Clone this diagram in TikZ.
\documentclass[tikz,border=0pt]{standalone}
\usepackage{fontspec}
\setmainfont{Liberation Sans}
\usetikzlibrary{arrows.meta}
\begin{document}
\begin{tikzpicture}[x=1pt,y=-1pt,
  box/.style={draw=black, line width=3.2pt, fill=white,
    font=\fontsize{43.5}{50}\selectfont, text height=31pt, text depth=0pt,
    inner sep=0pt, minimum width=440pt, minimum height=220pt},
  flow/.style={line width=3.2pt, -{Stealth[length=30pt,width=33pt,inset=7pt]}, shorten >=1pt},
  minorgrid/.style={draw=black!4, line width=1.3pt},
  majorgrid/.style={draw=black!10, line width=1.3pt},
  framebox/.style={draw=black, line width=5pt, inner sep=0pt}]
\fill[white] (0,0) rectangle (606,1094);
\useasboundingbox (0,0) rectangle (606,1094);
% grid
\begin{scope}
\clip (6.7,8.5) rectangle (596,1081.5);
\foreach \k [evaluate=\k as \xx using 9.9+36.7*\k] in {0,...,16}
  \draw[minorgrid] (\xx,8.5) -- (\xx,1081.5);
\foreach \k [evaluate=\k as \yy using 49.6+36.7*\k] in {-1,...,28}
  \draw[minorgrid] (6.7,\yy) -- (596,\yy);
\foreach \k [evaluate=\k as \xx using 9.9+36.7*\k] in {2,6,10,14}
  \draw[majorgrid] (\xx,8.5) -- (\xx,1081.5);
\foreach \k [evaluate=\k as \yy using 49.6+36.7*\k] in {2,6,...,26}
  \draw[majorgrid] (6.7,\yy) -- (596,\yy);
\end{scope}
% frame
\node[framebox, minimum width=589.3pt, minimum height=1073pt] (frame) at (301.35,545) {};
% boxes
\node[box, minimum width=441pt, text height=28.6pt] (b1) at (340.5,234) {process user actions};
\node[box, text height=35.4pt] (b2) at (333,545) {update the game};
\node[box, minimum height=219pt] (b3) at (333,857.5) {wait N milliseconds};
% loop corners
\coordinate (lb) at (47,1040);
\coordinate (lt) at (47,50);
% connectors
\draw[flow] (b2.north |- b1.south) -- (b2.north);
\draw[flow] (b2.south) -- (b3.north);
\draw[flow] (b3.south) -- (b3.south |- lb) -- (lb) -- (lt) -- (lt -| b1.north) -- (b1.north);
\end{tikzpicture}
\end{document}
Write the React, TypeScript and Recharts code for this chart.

# Work instructions:
Copy out each line exactly as written.

# Solution to this task:
Clone this diagram in TikZ.
\documentclass[tikz,border=0pt]{standalone}
\usepackage{fontspec}
\setmainfont{Liberation Sans}
\usetikzlibrary{arrows.meta}
\begin{document}
\begin{tikzpicture}[x=1pt,y=-1pt,
  box/.style={draw=black, line width=3.2pt, fill=white,
    font=\fontsize{43.5}{50}\selectfont, text height=31pt, text depth=0pt,
    inner sep=0pt, minimum width=440pt, minimum height=220pt},
  flow/.style={line width=3.2pt, -{Stealth[length=30pt,width=33pt,inset=7pt]}, shorten >=1pt},
  minorgrid/.style={draw=black!4, line width=1.3pt},
  majorgrid/.style={draw=black!10, line width=1.3pt},
  framebox/.style={draw=black, line width=5pt, inner sep=0pt}]
\fill[white] (0,0) rectangle (606,1094);
\useasboundingbox (0,0) rectangle (606,1094);
% grid
\begin{scope}
\clip (6.7,8.5) rectangle (596,1081.5);
\foreach \k [evaluate=\k as \xx using 9.9+36.7*\k] in {0,...,16}
  \draw[minorgrid] (\xx,8.5) -- (\xx,1081.5);
\foreach \k [evaluate=\k as \yy using 49.6+36.7*\k] in {-1,...,28}
  \draw[minorgrid] (6.7,\yy) -- (596,\yy);
\foreach \k [evaluate=\k as \xx using 9.9+36.7*\k] in {2,6,10,14}
  \draw[majorgrid] (\xx,8.5) -- (\xx,1081.5);
\foreach \k [evaluate=\k as \yy using 49.6+36.7*\k] in {2,6,...,26}
  \draw[majorgrid] (6.7,\yy) -- (596,\yy);
\end{scope}
% frame
\node[framebox, minimum width=589.3pt, minimum height=1073pt] (frame) at (301.35,545) {};
% boxes
\node[box, minimum width=441pt, text height=28.6pt] (b1) at (340.5,234) {process user actions};
\node[box, text height=35.4pt] (b2) at (333,545) {update the game};
\node[box, minimum height=219pt] (b3) at (333,857.5) {wait N milliseconds};
% loop corners
\coordinate (lb) at (47,1040);
\coordinate (lt) at (47,50);
% connectors
\draw[flow] (b2.north |- b1.south) -- (b2.north);
\draw[flow] (b2.south) -- (b3.north);
\draw[flow] (b3.south) -- (b3.south |- lb) -- (lb) -- (lt) -- (lt -| b1.north) -- (b1.north);
\end{tikzpicture}
\end{document}
Write the React, TypeScript and Recharts code for this chart.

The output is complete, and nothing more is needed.